Realtor says flood insurance rate changes could put people out of homes

Realtor says flood insurance rate changes could put people out of homes 81 floodedit
Ducayet Drive in Destrehan after a flood in 2020.

Latter and Blum Realtor Regina Allemand said that so far the new flood rate changes have had minimal effects on the local housing market.

“However, this will not continue to be the case,” he warned.

The new National Flood Insurance Program program, known as Risk Rating 2.0, went into effect on October 1, 2021, meaning that new policies on or after October 1 were subject to the new rating methodology. All pre-existing policies that renew on or after April 1, 2022 are subject to the new program.

Flood insurance policies will increase 18% per year, the maximum allowed by federal law, under Risk Rating 2.0 until the policy peaks, the peak of which is not yet clear. Flood zones are a thing of the past now, with policy premiums calculated using a vague set of criteria including distance to water, seemingly independent of a levee system.

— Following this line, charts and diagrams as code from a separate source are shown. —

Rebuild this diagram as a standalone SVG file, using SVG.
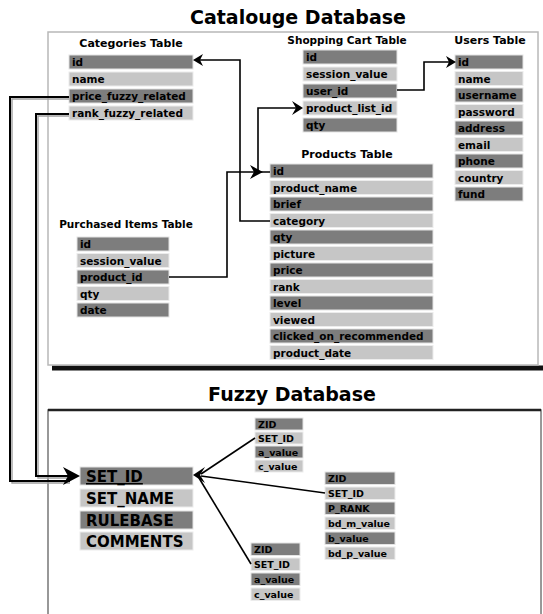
<svg xmlns="http://www.w3.org/2000/svg" width="543" height="614" viewBox="0 0 543 614">
  <style>
    .dk { fill: #7d7d7d; stroke: #e4e4e4; stroke-width: 1; }
    .lt { fill: #c6c6c6; stroke: #ececec; stroke-width: 1; }
    text { font-family: "DejaVu Sans", "Liberation Sans", sans-serif; font-weight: bold; fill: #000; }
    .f { font-size: 10.5px; }
    .fs { font-size: 9.5px; }
    .fl { font-size: 15px; }
    .cap { font-size: 11px; text-anchor: middle; }
    .title { font-size: 19px; text-anchor: middle; }
    .wire { fill: none; stroke: #000; stroke-width: 2; }
    .thin { fill: none; stroke: #000; stroke-width: 1.6; }
    .shade { fill: none; stroke: #a0a0a0; stroke-width: 1.4; }
    .head { fill: #000; }
  </style>

  <!-- Database frames -->
  <g id="catalogue-frame">
    <line x1="52" y1="368" x2="543" y2="368" stroke="#111" stroke-width="5"/>
    <rect x="48" y="32" width="490" height="333" fill="#fff" stroke="#b8b8b8" stroke-width="1.5"/>
    <text class="title" x="298" y="24">Catalouge Database</text>
  </g>
  <g id="fuzzy-frame">
    <rect x="48" y="410" width="493" height="210" fill="#fff" stroke="#777" stroke-width="1.5"/>
    <line x1="48" y1="410" x2="541" y2="410" stroke="#222" stroke-width="2.5"/>
    <text class="title" x="292" y="401">Fuzzy Database</text>
  </g>

  <!-- Catalogue tables -->
  <g id="categories-table">
    <text class="cap" x="131" y="47">Categories Table</text>
    <rect class="dk" x="69" y="55" width="124" height="14"/><text class="f" x="72" y="66">id</text>
    <rect class="lt" x="69" y="72" width="124" height="14"/><text class="f" x="72" y="83">name</text>
    <rect class="dk" x="69" y="89" width="124" height="14"/><text class="f" x="72" y="100">price_fuzzy_related</text>
    <rect class="lt" x="69" y="106" width="124" height="14"/><text class="f" x="72" y="117">rank_fuzzy_related</text>
  </g>

  <g id="shopping-cart-table">
    <text class="cap" x="347" y="44" style="font-size:10.5px">Shopping Cart Table</text>
    <rect class="dk" x="303" y="50" width="94" height="14"/><text class="f" x="306" y="61">id</text>
    <rect class="lt" x="303" y="67" width="94" height="14"/><text class="f" x="306" y="78">session_value</text>
    <rect class="dk" x="303" y="84" width="94" height="14"/><text class="f" x="306" y="95">user_id</text>
    <rect class="lt" x="303" y="101" width="94" height="14"/><text class="f" x="306" y="112">product_list_id</text>
    <rect class="dk" x="303" y="118" width="94" height="14"/><text class="f" x="306" y="129">qty</text>
  </g>

  <g id="users-table">
    <text class="cap" x="490" y="44">Users Table</text>
    <rect class="dk" x="455" y="55" width="68" height="14"/><text class="f" x="458" y="66">id</text>
    <rect class="lt" x="455" y="71.5" width="68" height="14"/><text class="f" x="458" y="82.5">name</text>
    <rect class="dk" x="455" y="88" width="68" height="14"/><text class="f" x="458" y="99">username</text>
    <rect class="lt" x="455" y="104.5" width="68" height="14"/><text class="f" x="458" y="115.5">password</text>
    <rect class="dk" x="455" y="121" width="68" height="14"/><text class="f" x="458" y="132">address</text>
    <rect class="lt" x="455" y="137.5" width="68" height="14"/><text class="f" x="458" y="148.5">email</text>
    <rect class="dk" x="455" y="154" width="68" height="14"/><text class="f" x="458" y="165">phone</text>
    <rect class="lt" x="455" y="170.5" width="68" height="14"/><text class="f" x="458" y="181.5">country</text>
    <rect class="dk" x="455" y="187" width="68" height="14"/><text class="f" x="458" y="198">fund</text>
  </g>

  <g id="products-table">
    <text class="cap" x="347" y="158">Products Table</text>
    <rect class="dk" x="270" y="164" width="163" height="14"/><text class="f" x="273" y="175">id</text>
    <rect class="lt" x="270" y="180.5" width="163" height="14"/><text class="f" x="273" y="191.5">product_name</text>
    <rect class="dk" x="270" y="197" width="163" height="14"/><text class="f" x="273" y="208">brief</text>
    <rect class="lt" x="270" y="213.5" width="163" height="14"/><text class="f" x="273" y="224.5">category</text>
    <rect class="dk" x="270" y="230" width="163" height="14"/><text class="f" x="273" y="241">qty</text>
    <rect class="lt" x="270" y="246.5" width="163" height="14"/><text class="f" x="273" y="257.5">picture</text>
    <rect class="dk" x="270" y="263" width="163" height="14"/><text class="f" x="273" y="274">price</text>
    <rect class="lt" x="270" y="279.5" width="163" height="14"/><text class="f" x="273" y="290.5">rank</text>
    <rect class="dk" x="270" y="296" width="163" height="14"/><text class="f" x="273" y="307">level</text>
    <rect class="lt" x="270" y="312.5" width="163" height="14"/><text class="f" x="273" y="323.5">viewed</text>
    <rect class="dk" x="270" y="329" width="163" height="14"/><text class="f" x="273" y="340">clicked_on_recommended</text>
    <rect class="lt" x="270" y="345.5" width="163" height="14"/><text class="f" x="273" y="356.5">product_date</text>
  </g>

  <g id="purchased-items-table">
    <text class="cap" x="126" y="228" style="font-size:10.5px">Purchased Items Table</text>
    <rect class="dk" x="77" y="237" width="92" height="14"/><text class="f" x="80" y="248">id</text>
    <rect class="lt" x="77" y="253.5" width="92" height="14"/><text class="f" x="80" y="264.5">session_value</text>
    <rect class="dk" x="77" y="270" width="92" height="14"/><text class="f" x="80" y="281">product_id</text>
    <rect class="lt" x="77" y="286.5" width="92" height="14"/><text class="f" x="80" y="297.5">qty</text>
    <rect class="dk" x="77" y="303" width="92" height="14"/><text class="f" x="80" y="314">date</text>
  </g>

  <!-- Fuzzy tables -->
  <g id="fuzzy-sets-table">
    <rect class="dk" x="80" y="467" width="113" height="18"/><text class="fl" x="86" y="482" text-decoration="underline">SET_ID</text>
    <rect class="lt" x="80" y="489" width="113" height="18"/><text class="fl" x="86" y="504">SET_NAME</text>
    <rect class="dk" x="80" y="511" width="113" height="18"/><text class="fl" x="86" y="526">RULEBASE</text>
    <rect class="lt" x="80" y="532" width="113" height="18"/><text class="fl" x="86" y="547">COMMENTS</text>
  </g>

  <g id="fuzzy-ac-table-top">
    <rect class="dk" x="255" y="418" width="48" height="12"/><text class="fs" x="258" y="428">ZID</text>
    <rect class="lt" x="255" y="432" width="48" height="12"/><text class="fs" x="258" y="442">SET_ID</text>
    <rect class="dk" x="255" y="446" width="48" height="12"/><text class="fs" x="258" y="456">a_value</text>
    <rect class="lt" x="255" y="460" width="48" height="12"/><text class="fs" x="258" y="470">c_value</text>
  </g>

  <g id="fuzzy-rank-table">
    <rect class="dk" x="325" y="472" width="70" height="12.5"/><text class="fs" x="328" y="482">ZID</text>
    <rect class="lt" x="325" y="487" width="70" height="12.5"/><text class="fs" x="328" y="497">SET_ID</text>
    <rect class="dk" x="325" y="502" width="70" height="12.5"/><text class="fs" x="328" y="512">P_RANK</text>
    <rect class="lt" x="325" y="517" width="70" height="12.5"/><text class="fs" x="328" y="527">bd_m_value</text>
    <rect class="dk" x="325" y="532" width="70" height="12.5"/><text class="fs" x="328" y="542">b_value</text>
    <rect class="lt" x="325" y="547" width="70" height="12.5"/><text class="fs" x="328" y="557">bd_p_value</text>
  </g>

  <g id="fuzzy-ac-table-bottom">
    <rect class="dk" x="251" y="543" width="49" height="12.5"/><text class="fs" x="254" y="553">ZID</text>
    <rect class="lt" x="251" y="558" width="49" height="12.5"/><text class="fs" x="254" y="568">SET_ID</text>
    <rect class="dk" x="251" y="573" width="49" height="12.5"/><text class="fs" x="254" y="583">a_value</text>
    <rect class="lt" x="251" y="588" width="49" height="12.5"/><text class="fs" x="254" y="598">c_value</text>
  </g>

  <!-- Connectors -->
  <g id="connectors">
    <!-- light offset shadows under the long links -->
    <path class="shade" d="M69,99 H12 V483 H70"/>
    <path class="shade" d="M69,116 H38 V478 H70"/>

    <!-- categories.price_fuzzy_related / rank_fuzzy_related -> fuzzy SET_ID -->
    <path class="wire" d="M69,97 H10 V481 H70"/>
    <path class="wire" d="M69,114 H36 V476 H70"/>
    <polygon class="head" points="80,476 63,467 68,476 63,485"/>

    <!-- products.category -> categories.id -->
    <path class="thin" d="M270,221 H240 V60 H200"/>
    <polygon class="head" points="193,60 203,54 200,60 203,66"/>

    <!-- products.id -> shopping cart product_list_id -->
    <path class="thin" d="M270,172 H258 V108 H296"/>
    <polygon class="head" points="303,108 292,101 296,108 292,115"/>

    <!-- purchased.product_id -> products.id -->
    <path class="thin" d="M169,277 H227 V172 H256"/>
    <polygon class="head" points="263,172 250,165 254,172 250,179"/>

    <!-- shopping cart user_id -> users.id -->
    <path class="thin" d="M397,90 H424 V62 H450"/>
    <polygon class="head" points="456,62 446,56 449,62 446,68"/>

    <!-- fuzzy sub tables SET_ID -> fuzzy SET_ID -->
    <path class="thin" d="M201,474 L255,438"/>
    <path class="thin" d="M201,476 L325,493"/>
    <path class="thin" d="M199,478 L251,564"/>
    <polygon class="head" points="193,475 205,467 200,475 205,483"/>
  </g>
</svg>
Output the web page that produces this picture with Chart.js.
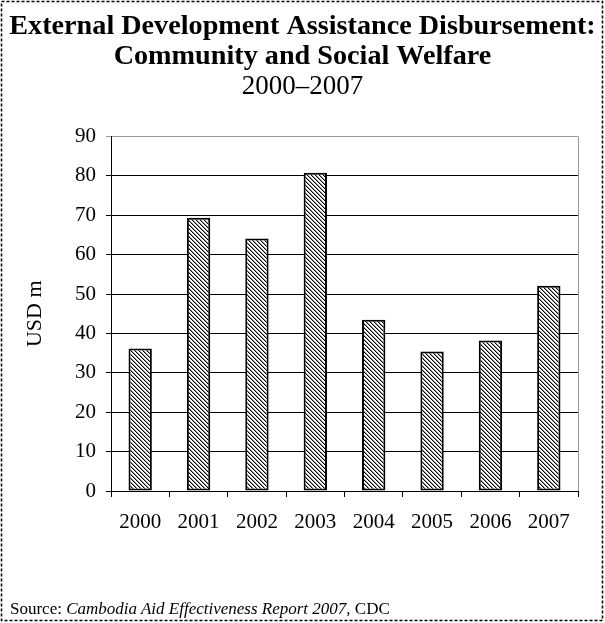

Several local homebuyers and homebuilders have reported new policy rates of up to $6,000 a year.

“Homeowners are strongly encouraged to have a discussion with their insurance agents to discuss current and future coverage,” Allemand said. “If you currently have a flood policy, it’s important not to let it lapse. This could make or break a sale when you or your heirs go to sell the property. Since October 2021, this has been the case with new sales. If the current sellers had a valid policy, it could be assumed at the current rate. It is important that these new buyers understand that they too are subject to increased premiums.”